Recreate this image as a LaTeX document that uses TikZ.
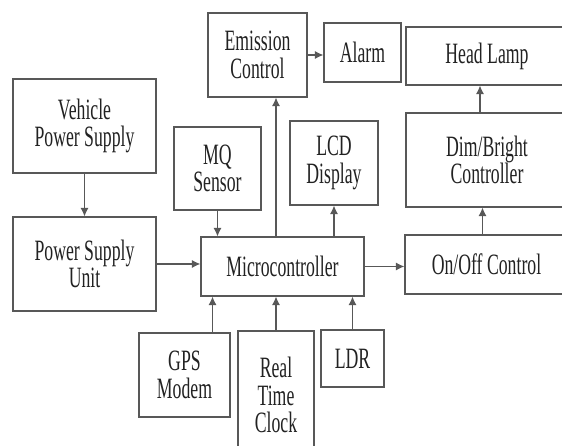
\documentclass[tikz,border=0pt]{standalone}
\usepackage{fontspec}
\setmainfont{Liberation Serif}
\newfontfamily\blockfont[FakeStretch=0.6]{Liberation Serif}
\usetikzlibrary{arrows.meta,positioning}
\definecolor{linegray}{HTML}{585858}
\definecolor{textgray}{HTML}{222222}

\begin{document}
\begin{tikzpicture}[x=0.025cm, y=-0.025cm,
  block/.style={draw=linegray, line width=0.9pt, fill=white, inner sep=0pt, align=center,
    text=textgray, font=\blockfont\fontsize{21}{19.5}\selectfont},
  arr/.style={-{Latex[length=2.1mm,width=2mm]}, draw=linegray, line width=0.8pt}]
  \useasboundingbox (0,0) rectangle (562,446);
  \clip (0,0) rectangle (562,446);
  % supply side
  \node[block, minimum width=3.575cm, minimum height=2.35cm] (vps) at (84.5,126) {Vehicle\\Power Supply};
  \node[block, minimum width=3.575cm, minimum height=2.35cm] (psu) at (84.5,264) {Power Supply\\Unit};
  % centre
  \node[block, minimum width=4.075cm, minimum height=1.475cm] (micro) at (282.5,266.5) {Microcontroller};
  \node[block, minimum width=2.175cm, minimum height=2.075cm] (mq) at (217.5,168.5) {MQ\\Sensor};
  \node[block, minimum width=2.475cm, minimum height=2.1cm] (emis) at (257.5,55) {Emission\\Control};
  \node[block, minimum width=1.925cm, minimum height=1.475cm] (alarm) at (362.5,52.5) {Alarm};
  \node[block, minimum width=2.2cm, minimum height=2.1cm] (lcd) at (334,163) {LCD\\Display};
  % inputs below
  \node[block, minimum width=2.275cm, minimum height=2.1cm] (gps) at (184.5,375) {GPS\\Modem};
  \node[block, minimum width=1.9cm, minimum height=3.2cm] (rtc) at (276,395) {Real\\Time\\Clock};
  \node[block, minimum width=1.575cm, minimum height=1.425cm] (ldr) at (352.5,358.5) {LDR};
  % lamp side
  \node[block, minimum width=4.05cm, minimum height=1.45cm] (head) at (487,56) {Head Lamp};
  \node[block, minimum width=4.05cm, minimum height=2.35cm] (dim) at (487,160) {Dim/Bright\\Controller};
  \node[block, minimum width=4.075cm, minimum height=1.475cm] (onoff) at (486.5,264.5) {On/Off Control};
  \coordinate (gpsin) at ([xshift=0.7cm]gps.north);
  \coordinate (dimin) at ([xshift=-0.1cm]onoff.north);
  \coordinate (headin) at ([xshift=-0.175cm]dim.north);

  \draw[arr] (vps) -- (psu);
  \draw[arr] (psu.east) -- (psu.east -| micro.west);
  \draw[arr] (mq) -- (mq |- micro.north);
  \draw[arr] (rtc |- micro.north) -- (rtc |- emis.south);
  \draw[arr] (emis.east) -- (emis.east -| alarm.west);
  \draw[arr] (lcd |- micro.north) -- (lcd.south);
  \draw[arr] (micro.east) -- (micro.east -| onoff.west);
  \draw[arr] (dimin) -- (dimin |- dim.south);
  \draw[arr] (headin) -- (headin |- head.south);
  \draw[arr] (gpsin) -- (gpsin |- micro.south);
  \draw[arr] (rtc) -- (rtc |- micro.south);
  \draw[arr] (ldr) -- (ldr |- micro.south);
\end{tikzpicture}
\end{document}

--------------------------------------------------

▸ **Set problem**
Copy nothing but the lines from the first one in the listing through the line with "(headin) at ([xshift=-0.175cm]dim.north);", and omit the pictures.

▸ **Solution**
Recreate this image as a LaTeX document that uses TikZ.
\documentclass[tikz,border=0pt]{standalone}
\usepackage{fontspec}
\setmainfont{Liberation Serif}
\newfontfamily\blockfont[FakeStretch=0.6]{Liberation Serif}
\usetikzlibrary{arrows.meta,positioning}
\definecolor{linegray}{HTML}{585858}
\definecolor{textgray}{HTML}{222222}

\begin{document}
\begin{tikzpicture}[x=0.025cm, y=-0.025cm,
  block/.style={draw=linegray, line width=0.9pt, fill=white, inner sep=0pt, align=center,
    text=textgray, font=\blockfont\fontsize{21}{19.5}\selectfont},
  arr/.style={-{Latex[length=2.1mm,width=2mm]}, draw=linegray, line width=0.8pt}]
  \useasboundingbox (0,0) rectangle (562,446);
  \clip (0,0) rectangle (562,446);
  % supply side
  \node[block, minimum width=3.575cm, minimum height=2.35cm] (vps) at (84.5,126) {Vehicle\\Power Supply};
  \node[block, minimum width=3.575cm, minimum height=2.35cm] (psu) at (84.5,264) {Power Supply\\Unit};
  % centre
  \node[block, minimum width=4.075cm, minimum height=1.475cm] (micro) at (282.5,266.5) {Microcontroller};
  \node[block, minimum width=2.175cm, minimum height=2.075cm] (mq) at (217.5,168.5) {MQ\\Sensor};
  \node[block, minimum width=2.475cm, minimum height=2.1cm] (emis) at (257.5,55) {Emission\\Control};
  \node[block, minimum width=1.925cm, minimum height=1.475cm] (alarm) at (362.5,52.5) {Alarm};
  \node[block, minimum width=2.2cm, minimum height=2.1cm] (lcd) at (334,163) {LCD\\Display};
  % inputs below
  \node[block, minimum width=2.275cm, minimum height=2.1cm] (gps) at (184.5,375) {GPS\\Modem};
  \node[block, minimum width=1.9cm, minimum height=3.2cm] (rtc) at (276,395) {Real\\Time\\Clock};
  \node[block, minimum width=1.575cm, minimum height=1.425cm] (ldr) at (352.5,358.5) {LDR};
  % lamp side
  \node[block, minimum width=4.05cm, minimum height=1.45cm] (head) at (487,56) {Head Lamp};
  \node[block, minimum width=4.05cm, minimum height=2.35cm] (dim) at (487,160) {Dim/Bright\\Controller};
  \node[block, minimum width=4.075cm, minimum height=1.475cm] (onoff) at (486.5,264.5) {On/Off Control};
  \coordinate (gpsin) at ([xshift=0.7cm]gps.north);
  \coordinate (dimin) at ([xshift=-0.1cm]onoff.north);
  \coordinate (headin) at ([xshift=-0.175cm]dim.north);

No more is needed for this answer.